South Park isn’t mean spirited?
That’s funnier than anything on South Park.
Just like the Simpsons last night, Family Guy had one of its best episodes in years. They’re at their best when they tackle touchy material like this and they made it work.
South Park did it first and better when it came to going there with 9/11. Anyone remember the Jersey Shore episode?
I like the episode. If you don’t get the humor, your a bit too hard up. Family Guy has been funny since the beginning. To the haters… you’ll never been satisfied. Possibly because your jealous of his success.
It’s you’re, not your. Are those extra two keys that difficult for you?
It’s the Internet not an grammar class
Wow, so grammar doesn’t matter on the internet. What an intellectual powerhouse you must be. Please–share your views with us. The deep thoughts of a person who thinks that understanding apostrophe usage is too hard to bother with online must be fascinating.

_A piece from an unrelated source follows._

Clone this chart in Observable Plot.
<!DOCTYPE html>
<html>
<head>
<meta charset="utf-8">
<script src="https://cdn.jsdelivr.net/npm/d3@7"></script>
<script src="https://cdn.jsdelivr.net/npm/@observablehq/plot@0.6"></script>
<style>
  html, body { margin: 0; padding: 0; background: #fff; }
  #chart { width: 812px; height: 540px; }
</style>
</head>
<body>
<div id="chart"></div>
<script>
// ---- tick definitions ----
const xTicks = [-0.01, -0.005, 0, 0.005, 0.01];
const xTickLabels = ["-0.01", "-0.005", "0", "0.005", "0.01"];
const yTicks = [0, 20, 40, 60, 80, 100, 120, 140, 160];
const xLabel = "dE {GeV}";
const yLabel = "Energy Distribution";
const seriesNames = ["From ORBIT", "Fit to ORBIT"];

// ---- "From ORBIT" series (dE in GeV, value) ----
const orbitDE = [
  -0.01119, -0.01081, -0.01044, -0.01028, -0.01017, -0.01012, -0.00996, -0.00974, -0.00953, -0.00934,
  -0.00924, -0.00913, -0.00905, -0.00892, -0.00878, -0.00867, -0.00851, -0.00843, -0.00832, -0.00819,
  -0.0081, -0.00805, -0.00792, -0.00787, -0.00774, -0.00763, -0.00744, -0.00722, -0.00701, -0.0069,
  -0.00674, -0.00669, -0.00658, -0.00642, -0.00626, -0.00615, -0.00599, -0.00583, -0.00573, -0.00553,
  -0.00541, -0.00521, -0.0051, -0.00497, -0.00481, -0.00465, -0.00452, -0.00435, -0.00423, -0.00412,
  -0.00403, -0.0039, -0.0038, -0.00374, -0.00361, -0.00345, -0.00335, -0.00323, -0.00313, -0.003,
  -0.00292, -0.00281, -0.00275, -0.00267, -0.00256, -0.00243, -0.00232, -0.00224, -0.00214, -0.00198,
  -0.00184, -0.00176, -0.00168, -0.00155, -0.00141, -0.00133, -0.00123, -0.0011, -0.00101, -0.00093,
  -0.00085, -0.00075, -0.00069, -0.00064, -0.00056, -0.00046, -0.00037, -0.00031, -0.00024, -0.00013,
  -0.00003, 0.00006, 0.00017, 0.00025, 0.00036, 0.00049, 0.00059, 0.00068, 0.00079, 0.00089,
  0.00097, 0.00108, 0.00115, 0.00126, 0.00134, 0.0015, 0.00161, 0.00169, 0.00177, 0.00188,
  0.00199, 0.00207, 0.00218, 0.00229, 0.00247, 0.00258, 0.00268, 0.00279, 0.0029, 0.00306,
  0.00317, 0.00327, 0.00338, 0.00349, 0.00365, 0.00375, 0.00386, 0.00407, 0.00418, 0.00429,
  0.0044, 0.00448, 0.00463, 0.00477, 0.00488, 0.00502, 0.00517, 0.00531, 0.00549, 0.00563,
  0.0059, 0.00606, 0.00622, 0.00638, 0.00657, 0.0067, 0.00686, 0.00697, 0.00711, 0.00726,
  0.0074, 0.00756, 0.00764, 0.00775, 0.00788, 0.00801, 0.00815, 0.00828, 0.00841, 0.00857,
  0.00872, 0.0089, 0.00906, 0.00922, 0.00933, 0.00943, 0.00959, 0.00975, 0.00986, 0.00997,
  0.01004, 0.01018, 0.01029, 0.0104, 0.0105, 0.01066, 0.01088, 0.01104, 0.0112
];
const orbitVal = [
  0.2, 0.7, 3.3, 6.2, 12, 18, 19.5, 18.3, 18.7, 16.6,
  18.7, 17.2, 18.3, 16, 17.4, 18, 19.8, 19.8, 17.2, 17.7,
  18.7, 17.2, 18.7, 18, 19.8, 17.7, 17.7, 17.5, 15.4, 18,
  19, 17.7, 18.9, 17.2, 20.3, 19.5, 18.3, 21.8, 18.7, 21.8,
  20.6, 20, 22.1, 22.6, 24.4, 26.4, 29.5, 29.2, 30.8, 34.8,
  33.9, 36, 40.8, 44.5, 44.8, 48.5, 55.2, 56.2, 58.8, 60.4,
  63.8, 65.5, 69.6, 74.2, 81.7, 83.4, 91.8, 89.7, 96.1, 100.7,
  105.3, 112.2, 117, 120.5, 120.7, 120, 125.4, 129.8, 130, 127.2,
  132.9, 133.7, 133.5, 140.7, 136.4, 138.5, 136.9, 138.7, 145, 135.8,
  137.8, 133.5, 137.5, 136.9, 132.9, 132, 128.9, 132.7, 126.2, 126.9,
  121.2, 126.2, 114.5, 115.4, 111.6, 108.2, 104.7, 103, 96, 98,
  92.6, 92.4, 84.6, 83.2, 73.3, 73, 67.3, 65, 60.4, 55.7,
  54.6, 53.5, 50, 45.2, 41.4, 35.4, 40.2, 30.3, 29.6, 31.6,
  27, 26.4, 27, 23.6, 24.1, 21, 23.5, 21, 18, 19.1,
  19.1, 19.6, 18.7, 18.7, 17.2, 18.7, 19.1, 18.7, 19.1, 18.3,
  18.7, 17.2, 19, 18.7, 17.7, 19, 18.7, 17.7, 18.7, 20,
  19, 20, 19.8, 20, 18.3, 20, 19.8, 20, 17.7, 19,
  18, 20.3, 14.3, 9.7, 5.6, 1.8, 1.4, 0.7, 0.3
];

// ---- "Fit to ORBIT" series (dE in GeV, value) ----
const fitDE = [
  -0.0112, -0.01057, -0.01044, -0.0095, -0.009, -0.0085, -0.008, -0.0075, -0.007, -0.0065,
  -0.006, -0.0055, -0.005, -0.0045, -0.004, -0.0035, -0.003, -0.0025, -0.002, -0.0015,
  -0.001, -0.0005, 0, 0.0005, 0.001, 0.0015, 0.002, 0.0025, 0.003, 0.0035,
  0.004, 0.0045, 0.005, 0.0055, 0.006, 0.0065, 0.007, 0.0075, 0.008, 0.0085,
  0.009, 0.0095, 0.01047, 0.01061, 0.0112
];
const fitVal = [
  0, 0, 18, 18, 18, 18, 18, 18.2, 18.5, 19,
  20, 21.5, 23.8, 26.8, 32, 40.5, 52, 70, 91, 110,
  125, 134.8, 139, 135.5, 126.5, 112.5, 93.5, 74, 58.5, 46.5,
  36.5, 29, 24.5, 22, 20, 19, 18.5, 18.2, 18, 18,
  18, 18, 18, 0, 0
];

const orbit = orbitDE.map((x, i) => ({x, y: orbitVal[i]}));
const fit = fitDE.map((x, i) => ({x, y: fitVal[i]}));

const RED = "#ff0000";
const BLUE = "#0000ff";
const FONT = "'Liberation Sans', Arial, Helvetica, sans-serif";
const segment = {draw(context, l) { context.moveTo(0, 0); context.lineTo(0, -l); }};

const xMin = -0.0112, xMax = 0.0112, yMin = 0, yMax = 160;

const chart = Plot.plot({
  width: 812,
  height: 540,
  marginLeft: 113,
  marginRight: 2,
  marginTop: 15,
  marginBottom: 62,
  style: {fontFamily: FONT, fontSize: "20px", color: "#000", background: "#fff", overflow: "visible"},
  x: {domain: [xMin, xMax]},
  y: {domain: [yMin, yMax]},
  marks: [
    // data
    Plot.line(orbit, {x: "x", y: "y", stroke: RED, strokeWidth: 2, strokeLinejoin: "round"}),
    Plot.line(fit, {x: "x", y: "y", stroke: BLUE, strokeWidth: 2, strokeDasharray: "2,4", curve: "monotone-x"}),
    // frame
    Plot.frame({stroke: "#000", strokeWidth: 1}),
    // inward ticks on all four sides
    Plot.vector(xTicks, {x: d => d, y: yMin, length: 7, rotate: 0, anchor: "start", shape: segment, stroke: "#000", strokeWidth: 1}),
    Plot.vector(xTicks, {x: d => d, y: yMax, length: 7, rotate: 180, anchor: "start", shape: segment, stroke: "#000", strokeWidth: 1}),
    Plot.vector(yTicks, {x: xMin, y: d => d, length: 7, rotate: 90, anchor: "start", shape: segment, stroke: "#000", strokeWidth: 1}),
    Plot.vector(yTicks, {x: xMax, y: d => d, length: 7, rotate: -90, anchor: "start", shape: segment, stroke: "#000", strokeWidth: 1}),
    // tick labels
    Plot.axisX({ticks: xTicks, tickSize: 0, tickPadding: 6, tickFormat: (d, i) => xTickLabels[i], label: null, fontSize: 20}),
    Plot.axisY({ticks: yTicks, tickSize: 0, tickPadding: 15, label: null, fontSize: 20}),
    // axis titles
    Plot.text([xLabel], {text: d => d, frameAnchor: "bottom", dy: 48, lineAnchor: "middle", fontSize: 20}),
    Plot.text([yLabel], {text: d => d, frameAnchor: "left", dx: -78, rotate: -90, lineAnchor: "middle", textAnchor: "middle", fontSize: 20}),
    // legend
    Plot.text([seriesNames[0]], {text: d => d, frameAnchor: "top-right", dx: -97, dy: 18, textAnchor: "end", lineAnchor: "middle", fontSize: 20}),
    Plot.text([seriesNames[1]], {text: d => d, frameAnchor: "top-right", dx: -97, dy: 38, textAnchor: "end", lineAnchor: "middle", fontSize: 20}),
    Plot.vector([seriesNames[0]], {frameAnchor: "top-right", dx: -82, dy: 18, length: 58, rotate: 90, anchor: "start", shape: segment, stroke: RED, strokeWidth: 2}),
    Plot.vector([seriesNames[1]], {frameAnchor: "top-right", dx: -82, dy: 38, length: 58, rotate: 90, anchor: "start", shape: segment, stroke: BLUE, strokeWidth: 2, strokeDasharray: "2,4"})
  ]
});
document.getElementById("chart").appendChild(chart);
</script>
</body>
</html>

As for Family Guy, I get an occasional laugh out of the show, but it’s never been on the same level as South Park (or the Simpsons in its heyday) as social commentary…and it’s been lowering its sights for several years now.

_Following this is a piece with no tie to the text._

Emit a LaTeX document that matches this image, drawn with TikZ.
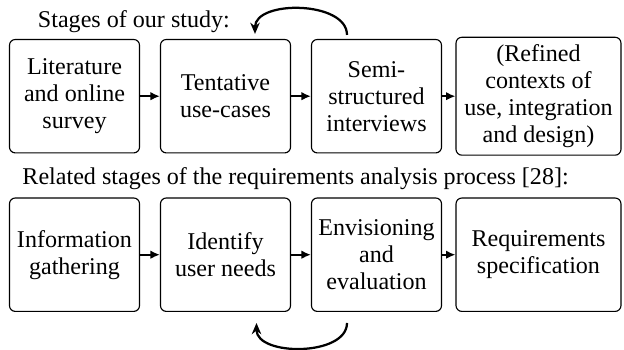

Did you know that McFarlane was supposed to be on one of the 9/11 planes but a mysterious gypsy told him not to fly that day?
Makes you think.
So apparently McFarlane was prevented from getting on a doomed flight by a gypsy, traffic AND oversleeping? Wow.

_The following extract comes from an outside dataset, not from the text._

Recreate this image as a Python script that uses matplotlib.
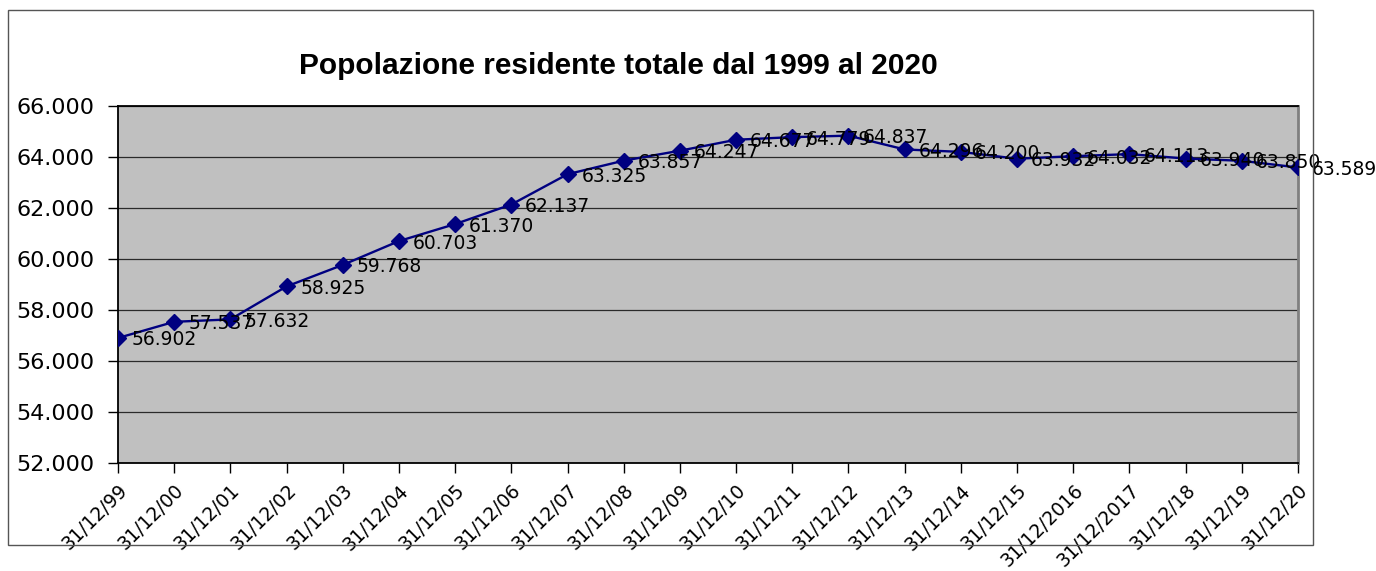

As for Family Guy, I haven’t watched it much lately and it can certainly be hit and miss, but I don’t understand those that HATE it.
maybe as he overslept, he had a dream that he was in a limo in heavy traffic and his driver (dressed as a gypsy) turned around and told him not to get on the plane…then he woke up late, said “huh…” and wrote more shitty TV
Wow, did anybody actually watch the episode? It was genius. By far their smartest/funniest episode in years.
Cue all the complaints from people who don’t watch Family Guy and didn’t see the episode.
Amurikwa should grow a pair and stop being candle carrying mourning sissies. It’s just a cartoon for Jebus sake.
Wow, either you didn’t watch the episode or you didn’t understand it. But either way, you probably shouldn’t write an article like that then.
The show isn’t written well or insightful at all. It’s just a knockoff. Third rate behind South Park & Simpsons.
Some people will laugh at anything.
Leaving aside the main issue here (that Deadline and TV Line have beat this up into a piece of pointless clickbait), the whole “haters are jealous” argument makes no sense whatsoever. Why would Joe Schmo be “jealous” of a multimillionaire writer-producer? It doesn’t have any psychological validity at all. The “hater” argument suggests you can’t have any reasonable cause to dislike someone’s work, which is pure baloney. Anyway, I do like MacFarlane’s work, The Cleveland Show notwithstanding, but I understand many don’t. I ain’t calling them “haters”.
Americans are so ridiculously over-sensitive when it comes to 9/11.
Dude, I’m american, but thank you, people have to accept death as a part of life, and to people who are going to hate on me for this, I lost my older sister in the towers, don’t think I haven’t been throught something like that.
Brilliant episode. Best Family Guy since last years XMass special or the one where Brian & Stewie are trapped in a bank vault. It’s pretty obvious which episodes MacFarlane & Co. actually spend time on and which ones they half-ass. It’s like night and day, imo. This one went above and beyond. I could have used a few more Back to the Future jokes, but Im really not going to complain.
The fact that Deadline felt this episode warranted its own post means that MacFarlane & Co. did a great job. It’s a badge of honor. Ahhh, controversy.